Women also play an active part in wars. Many are not passive or powerless. However, in this war, as in others, women simultaneously occupy troubling positions. They are “contested territory”, part of the terrain on which commanders trample in order to destroy the “enemy”. They are also booty and spoils of war – to be possessed, exposed or hidden as it suits the battle strategy. In “manly talk” they are also trophies, which fall into the hands of the powerful.
At one level the battle in which Cosatu is embroiled is about power and interests of different factions jostling over its control and direction. Vavi is associated with a faction that depicts its opponents as hijacking Cosatu in the interests of anti-worker projects, high levels of corruption and falling under the sway of the ANC leadership. Vavi represents himself as safeguarding Cosatu’s independence.
Significantly it is these same considerations that saw Vavi back Zuma’s difficult journey to the Union Buildings. While there were allegations of corruption and rape surrounding Zuma, it was said there was a larger agenda at stake. That’s maybe why there was a suspension of normal forms of behaviour and terms of engagement. In Zuma’s rape trial, Vavi raised no objections to the way in which Zuma supporters insulted and burnt effigies of the complainant named as a “witch” outside the court.
In the same fashion today “progressive left men” insist that there is a larger agenda and conspiracy against Vavi. There may well be. But does that justify undermining decades of painstaking work to fashion responses to a language that diminishes us?

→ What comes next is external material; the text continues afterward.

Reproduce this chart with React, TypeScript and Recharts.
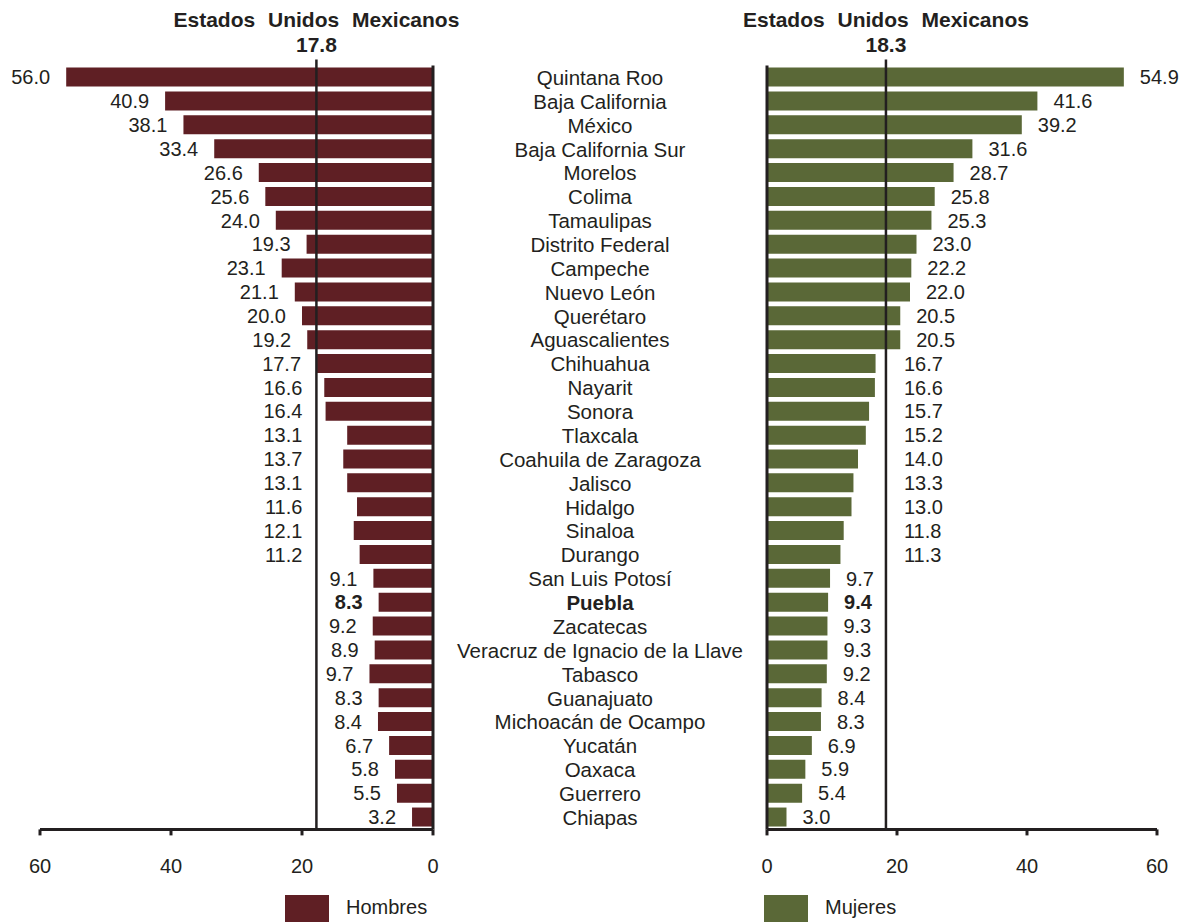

They are silent or seek to justify Vavi’s actions and utterances. In the hierarchy of struggles black women remain at the bottom – our screams unheard and our humanity unseen. Until we confront the meanings of patriarchy and its manifestation in everyday language of sexism and dominance, we will see it again.
As journalist Eduardo Galeano says, “History never really says goodbye. History says see you later.”